§ Your instructions: Using the material below, print a verbatim copy of every line from the one containing "Output the Python" through the one containing "p1_dash_2 = [4.55, 9.2, 13.95]", inclusive, and omit the pictures.

────────────────────

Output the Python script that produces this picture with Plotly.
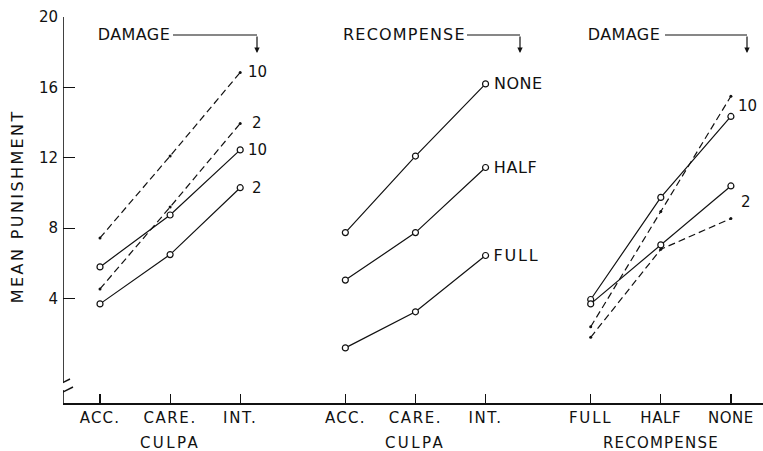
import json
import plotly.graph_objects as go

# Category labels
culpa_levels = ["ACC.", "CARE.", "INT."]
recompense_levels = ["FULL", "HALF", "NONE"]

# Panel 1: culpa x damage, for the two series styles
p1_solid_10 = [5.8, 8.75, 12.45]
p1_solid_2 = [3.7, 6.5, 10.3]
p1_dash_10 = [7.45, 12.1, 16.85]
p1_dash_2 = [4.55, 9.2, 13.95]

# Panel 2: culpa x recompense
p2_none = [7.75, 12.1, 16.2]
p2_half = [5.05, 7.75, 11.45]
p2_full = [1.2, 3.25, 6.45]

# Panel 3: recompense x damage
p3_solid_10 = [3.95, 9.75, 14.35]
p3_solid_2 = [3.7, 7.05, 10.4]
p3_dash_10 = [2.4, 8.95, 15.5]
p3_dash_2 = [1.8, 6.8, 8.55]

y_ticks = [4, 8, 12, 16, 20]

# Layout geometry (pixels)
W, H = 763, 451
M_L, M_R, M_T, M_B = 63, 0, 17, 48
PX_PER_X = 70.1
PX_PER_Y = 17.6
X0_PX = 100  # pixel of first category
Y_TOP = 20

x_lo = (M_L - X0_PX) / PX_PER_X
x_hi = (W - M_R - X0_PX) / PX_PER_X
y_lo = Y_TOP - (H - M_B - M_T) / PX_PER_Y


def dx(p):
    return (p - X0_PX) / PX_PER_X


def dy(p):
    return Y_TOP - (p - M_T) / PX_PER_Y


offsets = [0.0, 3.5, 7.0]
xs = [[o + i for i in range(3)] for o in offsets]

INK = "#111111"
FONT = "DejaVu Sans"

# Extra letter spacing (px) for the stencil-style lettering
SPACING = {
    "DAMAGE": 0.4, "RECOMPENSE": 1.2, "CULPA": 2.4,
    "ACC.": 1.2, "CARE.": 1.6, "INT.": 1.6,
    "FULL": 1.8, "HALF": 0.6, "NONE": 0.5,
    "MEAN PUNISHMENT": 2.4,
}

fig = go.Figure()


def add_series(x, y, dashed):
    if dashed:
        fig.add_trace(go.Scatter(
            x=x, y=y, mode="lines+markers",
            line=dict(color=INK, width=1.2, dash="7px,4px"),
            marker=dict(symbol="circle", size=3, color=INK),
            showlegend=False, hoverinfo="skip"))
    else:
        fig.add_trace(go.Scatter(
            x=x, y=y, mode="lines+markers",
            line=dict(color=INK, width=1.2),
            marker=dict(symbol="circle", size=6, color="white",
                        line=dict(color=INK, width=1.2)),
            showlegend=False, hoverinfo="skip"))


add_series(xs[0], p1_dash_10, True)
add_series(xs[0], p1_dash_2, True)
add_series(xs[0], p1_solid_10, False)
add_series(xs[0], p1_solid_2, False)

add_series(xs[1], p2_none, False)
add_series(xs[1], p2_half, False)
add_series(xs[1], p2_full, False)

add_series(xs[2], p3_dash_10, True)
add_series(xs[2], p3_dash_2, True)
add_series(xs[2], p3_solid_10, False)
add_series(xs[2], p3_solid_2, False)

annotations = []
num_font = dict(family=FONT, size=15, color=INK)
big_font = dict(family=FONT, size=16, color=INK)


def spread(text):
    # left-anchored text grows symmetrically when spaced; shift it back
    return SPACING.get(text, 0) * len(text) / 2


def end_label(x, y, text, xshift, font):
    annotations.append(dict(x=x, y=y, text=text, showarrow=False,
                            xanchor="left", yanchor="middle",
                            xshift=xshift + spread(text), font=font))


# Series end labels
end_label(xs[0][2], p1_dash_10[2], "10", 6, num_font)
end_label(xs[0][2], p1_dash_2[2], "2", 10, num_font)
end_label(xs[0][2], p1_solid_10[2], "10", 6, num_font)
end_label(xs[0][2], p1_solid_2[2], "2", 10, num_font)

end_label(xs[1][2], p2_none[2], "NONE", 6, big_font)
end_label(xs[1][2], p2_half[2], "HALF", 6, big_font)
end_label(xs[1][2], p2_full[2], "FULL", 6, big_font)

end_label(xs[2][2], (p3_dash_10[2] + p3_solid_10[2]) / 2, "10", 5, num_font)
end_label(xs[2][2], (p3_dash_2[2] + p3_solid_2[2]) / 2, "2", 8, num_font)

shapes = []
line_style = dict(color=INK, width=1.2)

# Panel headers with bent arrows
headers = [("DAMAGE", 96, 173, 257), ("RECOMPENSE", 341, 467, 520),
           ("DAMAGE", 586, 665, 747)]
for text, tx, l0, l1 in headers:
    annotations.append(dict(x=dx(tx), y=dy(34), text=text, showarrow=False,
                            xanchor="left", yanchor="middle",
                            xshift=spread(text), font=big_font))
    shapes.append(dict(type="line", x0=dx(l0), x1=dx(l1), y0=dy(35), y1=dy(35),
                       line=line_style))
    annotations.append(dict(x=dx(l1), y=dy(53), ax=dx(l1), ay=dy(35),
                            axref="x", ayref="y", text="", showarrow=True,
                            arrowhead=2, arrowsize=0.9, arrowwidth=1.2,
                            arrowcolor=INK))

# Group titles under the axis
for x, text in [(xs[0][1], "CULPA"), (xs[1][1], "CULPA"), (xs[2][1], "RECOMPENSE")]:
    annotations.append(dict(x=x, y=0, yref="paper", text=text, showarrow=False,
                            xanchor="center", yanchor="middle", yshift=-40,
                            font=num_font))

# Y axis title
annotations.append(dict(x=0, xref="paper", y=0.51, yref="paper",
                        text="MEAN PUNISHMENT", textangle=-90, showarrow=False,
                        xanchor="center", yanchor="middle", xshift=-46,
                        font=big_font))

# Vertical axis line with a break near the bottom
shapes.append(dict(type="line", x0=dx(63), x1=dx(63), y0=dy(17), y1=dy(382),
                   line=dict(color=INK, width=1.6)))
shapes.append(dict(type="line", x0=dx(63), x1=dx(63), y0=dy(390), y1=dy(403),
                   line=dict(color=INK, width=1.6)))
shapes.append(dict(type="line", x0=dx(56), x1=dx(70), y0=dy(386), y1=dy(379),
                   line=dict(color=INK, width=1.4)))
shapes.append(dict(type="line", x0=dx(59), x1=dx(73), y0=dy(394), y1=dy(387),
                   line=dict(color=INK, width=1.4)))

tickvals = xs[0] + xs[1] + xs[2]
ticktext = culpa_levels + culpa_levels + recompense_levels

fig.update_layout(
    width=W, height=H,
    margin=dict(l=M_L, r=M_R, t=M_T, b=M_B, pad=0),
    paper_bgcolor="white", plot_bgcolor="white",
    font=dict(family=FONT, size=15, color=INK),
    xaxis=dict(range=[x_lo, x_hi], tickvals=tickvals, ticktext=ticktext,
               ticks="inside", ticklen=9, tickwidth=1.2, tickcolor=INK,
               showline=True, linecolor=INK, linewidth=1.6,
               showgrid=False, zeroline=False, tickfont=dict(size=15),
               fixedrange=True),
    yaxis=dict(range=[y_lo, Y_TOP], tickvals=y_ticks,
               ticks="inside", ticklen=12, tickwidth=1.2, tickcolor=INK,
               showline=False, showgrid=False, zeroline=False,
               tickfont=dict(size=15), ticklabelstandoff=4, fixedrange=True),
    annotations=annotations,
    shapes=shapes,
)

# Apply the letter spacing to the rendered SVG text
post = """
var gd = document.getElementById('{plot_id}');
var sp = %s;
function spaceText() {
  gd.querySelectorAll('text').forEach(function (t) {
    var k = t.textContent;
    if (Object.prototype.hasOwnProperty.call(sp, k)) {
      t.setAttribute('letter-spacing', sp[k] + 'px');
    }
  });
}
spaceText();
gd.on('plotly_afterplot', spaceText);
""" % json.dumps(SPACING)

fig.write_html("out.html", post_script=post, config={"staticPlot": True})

────────────────────

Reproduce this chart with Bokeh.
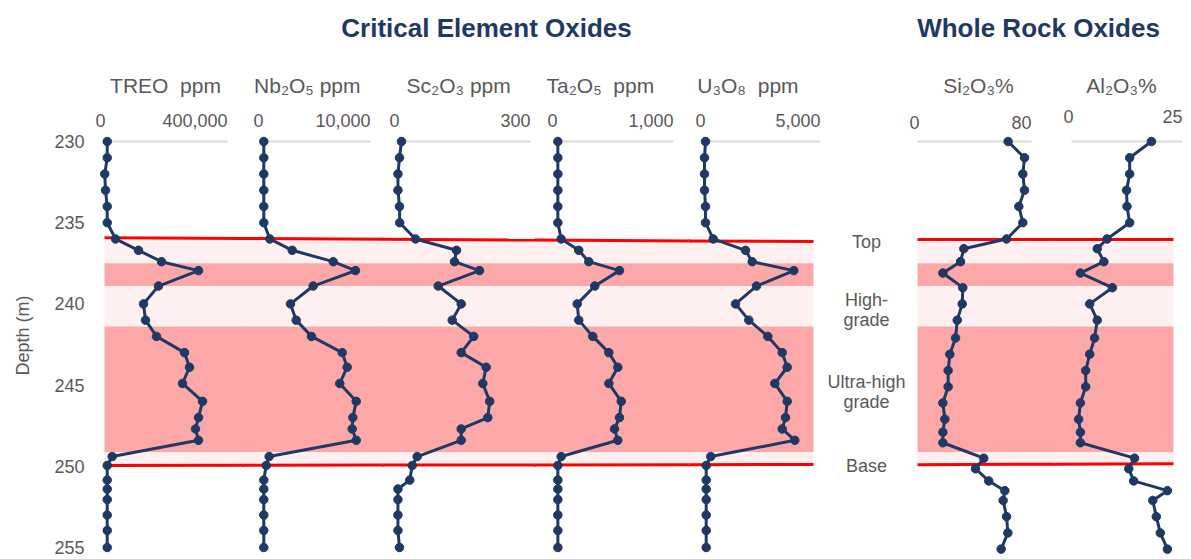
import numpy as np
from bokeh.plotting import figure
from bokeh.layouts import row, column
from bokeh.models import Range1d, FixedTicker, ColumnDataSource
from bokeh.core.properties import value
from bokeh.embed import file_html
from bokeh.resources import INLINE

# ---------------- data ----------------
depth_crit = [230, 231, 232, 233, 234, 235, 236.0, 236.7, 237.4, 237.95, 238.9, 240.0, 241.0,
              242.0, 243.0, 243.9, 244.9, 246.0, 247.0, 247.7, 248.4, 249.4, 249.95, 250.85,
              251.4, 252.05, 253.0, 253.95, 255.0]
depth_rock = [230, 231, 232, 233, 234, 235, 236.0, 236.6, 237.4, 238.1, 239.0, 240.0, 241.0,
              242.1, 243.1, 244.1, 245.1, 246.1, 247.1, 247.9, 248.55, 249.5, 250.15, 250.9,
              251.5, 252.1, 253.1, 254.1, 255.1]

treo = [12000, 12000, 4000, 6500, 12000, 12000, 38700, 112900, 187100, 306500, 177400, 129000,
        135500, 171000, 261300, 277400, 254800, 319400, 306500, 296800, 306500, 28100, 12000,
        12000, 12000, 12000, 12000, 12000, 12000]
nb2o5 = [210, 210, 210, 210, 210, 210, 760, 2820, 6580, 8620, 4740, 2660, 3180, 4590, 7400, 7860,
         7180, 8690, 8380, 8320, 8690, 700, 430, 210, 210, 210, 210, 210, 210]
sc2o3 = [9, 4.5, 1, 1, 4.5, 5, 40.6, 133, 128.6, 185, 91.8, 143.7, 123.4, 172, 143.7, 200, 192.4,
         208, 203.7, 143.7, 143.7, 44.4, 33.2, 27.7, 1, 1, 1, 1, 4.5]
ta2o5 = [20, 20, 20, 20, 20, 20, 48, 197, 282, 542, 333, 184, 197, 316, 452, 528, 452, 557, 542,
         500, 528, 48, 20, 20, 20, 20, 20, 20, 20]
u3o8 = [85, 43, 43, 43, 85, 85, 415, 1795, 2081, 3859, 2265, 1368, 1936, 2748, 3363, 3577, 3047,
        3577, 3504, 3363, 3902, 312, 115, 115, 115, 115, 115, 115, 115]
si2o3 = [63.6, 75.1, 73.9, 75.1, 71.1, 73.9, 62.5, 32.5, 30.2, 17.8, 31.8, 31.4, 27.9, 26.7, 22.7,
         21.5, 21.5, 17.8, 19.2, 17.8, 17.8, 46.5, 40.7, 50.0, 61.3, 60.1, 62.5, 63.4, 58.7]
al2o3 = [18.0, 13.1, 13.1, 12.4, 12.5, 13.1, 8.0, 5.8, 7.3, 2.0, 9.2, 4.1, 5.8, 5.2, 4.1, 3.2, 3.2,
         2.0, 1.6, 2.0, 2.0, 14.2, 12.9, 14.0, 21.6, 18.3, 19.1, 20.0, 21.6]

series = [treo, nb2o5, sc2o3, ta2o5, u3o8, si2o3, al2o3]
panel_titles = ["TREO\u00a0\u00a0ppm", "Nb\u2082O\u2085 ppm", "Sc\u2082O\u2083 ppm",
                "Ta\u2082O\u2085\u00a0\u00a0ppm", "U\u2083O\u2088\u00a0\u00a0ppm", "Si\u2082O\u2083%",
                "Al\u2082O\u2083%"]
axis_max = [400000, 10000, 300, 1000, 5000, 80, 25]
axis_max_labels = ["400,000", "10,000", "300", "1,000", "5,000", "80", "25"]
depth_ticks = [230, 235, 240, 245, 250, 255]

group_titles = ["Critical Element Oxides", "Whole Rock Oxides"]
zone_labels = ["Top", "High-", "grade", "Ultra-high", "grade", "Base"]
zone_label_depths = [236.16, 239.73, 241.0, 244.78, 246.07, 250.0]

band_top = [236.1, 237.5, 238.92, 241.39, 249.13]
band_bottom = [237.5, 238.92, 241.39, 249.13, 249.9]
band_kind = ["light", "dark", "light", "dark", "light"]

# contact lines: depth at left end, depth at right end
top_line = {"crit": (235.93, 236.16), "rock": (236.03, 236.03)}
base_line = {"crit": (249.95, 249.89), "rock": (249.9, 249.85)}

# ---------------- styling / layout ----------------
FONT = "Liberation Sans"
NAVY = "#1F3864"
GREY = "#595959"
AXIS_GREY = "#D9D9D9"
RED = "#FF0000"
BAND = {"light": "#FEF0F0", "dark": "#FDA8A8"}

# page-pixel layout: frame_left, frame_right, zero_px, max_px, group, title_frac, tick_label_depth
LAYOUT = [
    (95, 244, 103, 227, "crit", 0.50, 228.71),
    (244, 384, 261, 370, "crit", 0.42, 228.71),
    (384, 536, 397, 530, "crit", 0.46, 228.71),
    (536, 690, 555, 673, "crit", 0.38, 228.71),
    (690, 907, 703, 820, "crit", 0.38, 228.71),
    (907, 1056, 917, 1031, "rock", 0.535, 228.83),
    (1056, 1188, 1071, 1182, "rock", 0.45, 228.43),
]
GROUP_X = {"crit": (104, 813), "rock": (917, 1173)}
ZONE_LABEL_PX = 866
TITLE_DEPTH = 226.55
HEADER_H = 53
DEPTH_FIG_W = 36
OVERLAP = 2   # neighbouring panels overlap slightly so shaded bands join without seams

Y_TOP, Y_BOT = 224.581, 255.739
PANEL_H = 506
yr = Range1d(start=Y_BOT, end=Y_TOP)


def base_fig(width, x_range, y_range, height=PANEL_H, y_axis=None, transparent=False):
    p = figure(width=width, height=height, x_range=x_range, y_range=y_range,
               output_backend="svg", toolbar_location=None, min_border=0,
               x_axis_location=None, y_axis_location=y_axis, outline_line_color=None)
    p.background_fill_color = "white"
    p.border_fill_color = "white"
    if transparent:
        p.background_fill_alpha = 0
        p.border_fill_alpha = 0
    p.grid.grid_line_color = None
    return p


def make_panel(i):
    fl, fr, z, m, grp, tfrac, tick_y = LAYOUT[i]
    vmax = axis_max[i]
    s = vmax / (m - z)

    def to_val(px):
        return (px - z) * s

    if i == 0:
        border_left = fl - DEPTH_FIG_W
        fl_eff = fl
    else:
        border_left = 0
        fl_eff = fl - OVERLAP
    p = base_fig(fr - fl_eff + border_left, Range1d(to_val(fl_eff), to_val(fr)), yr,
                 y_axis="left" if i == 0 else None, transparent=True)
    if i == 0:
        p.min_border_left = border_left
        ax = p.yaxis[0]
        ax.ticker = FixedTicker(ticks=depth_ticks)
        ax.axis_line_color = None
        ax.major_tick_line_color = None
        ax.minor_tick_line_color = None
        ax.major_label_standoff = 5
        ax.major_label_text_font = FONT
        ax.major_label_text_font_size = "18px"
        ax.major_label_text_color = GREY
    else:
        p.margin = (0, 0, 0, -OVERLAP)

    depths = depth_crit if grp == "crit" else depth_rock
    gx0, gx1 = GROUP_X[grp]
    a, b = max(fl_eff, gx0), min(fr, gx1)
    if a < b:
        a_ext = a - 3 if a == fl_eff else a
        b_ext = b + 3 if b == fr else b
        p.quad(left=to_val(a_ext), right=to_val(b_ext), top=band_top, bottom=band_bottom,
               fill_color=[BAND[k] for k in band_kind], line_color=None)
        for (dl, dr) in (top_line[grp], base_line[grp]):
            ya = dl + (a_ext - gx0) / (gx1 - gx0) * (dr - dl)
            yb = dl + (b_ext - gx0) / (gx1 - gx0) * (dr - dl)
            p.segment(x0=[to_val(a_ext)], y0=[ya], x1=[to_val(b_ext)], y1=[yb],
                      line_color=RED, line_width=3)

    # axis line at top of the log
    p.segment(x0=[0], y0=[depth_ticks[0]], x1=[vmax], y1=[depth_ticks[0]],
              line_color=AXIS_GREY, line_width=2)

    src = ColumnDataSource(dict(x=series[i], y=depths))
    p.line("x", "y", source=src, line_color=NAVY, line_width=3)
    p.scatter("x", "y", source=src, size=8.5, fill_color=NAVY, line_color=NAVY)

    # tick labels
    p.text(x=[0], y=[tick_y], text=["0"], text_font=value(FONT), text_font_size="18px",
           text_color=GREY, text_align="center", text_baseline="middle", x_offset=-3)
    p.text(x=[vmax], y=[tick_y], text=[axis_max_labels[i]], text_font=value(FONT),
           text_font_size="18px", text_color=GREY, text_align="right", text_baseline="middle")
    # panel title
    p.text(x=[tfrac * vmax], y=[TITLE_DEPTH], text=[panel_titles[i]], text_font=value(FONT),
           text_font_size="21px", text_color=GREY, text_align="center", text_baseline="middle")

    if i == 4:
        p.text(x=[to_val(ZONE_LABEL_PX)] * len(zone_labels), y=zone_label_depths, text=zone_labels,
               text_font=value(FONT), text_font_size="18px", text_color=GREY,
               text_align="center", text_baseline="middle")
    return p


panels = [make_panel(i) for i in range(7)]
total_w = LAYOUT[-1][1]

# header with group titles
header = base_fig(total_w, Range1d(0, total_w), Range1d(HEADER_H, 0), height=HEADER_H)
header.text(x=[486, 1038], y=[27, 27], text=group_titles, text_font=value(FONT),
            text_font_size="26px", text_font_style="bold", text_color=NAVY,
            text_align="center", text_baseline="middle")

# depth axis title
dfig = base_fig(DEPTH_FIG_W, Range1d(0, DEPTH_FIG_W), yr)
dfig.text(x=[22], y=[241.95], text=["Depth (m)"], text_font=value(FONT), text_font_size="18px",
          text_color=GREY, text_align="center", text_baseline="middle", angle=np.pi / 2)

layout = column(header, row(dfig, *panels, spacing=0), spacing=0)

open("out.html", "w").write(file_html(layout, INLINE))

────────────────────

§ Task output:
Output the Python script that produces this picture with Plotly.
import json
import plotly.graph_objects as go

# Category labels
culpa_levels = ["ACC.", "CARE.", "INT."]
recompense_levels = ["FULL", "HALF", "NONE"]

# Panel 1: culpa x damage, for the two series styles
p1_solid_10 = [5.8, 8.75, 12.45]
p1_solid_2 = [3.7, 6.5, 10.3]
p1_dash_10 = [7.45, 12.1, 16.85]
p1_dash_2 = [4.55, 9.2, 13.95]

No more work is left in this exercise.